Once the preceding was typed up, I washed my car! Usually I wash my car with a piece of cloth, this time I used a special glove designed for washing vehicles. It made no difference whatsoever. Sure I no longer had to carry an item in my hand, this time I wore it, but other than that, it really wasn’t anything special. It’s just the way my dad talked about it, I was expecting it would be. I was hoping it would get rid of the tiny black dots on my Toyota. I have no idea what they are. I’ve checked, my dad’s BMW has the same kind of dots just not as many. I’ve tried picking them off but it took ages and I just thought ‘screw it’. They’re only really noticeable if you examine my car closely, and I’ve never really seen anyone do that. If I did, I’d feel strangely violated. After all that business, my car got the hose. Take that, black specs! Well, the hose did nothing. Worth a try. After the hose, the specs were faced with round three - a special leather cloth that I use for drying the car. For the third time, I had been defeated.
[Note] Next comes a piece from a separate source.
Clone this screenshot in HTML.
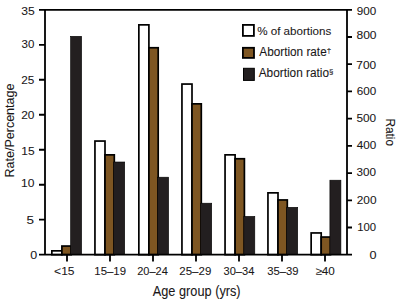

Not long after that, my brother visited me and my dad with his daughter and son. His youngest daughter couldn’t come as she was busy sleeping. Annoyingly I still think of her as being called Darty rather than Darcy. Tragically, the other ginger bread man ‘I’ bought was eaten by the children much more slowly than me. Not a nice way to go, but at least the children seemed to be hungry. The suffering didn’t last that long. I know I keep going on about ginger bread men, but come on, they have hard lives, I think. My nephew kept playing with a toy Ferrari which is completely normal, but he also seemed fascinated by the washing machine. Buying birthday presents for him could be complicated. I’ve never heard of toy washing machines. I guess it’s best to know that you can’t always get want you want. Toy cars? Piece of cake. Washing machines? I’m sorry, but you’re just different, that’s all.
As the dog was so excited to see the children, he kept trying to bite them and everyone kept having to control the animal. If a person got excited when he saw children and kept trying to bite them, you’d think he was severely mentally ill, obviously. In that respect, saying dog’s are people too is somewhat misleading. You and I know it’s not meant to be taken literally (I hope), but very young people? I think it’s best to explain things so they don’t end up with a very distorted view of the world. ‘Oh dogs are people, too? As we’re the same, let’s chase cats and chew up everyone’s clothes!’ That’s pretty much the definition of a nutter. Fortunately the children had no interest in that kind of thing. Again, the washing machine thing was a little different, but if the boy really wants to wash his clothes, I guess that should be encouraged. As long as it doesn’t turn into an obsession! After an hour and a half maybe, the visitors went home, so… bye!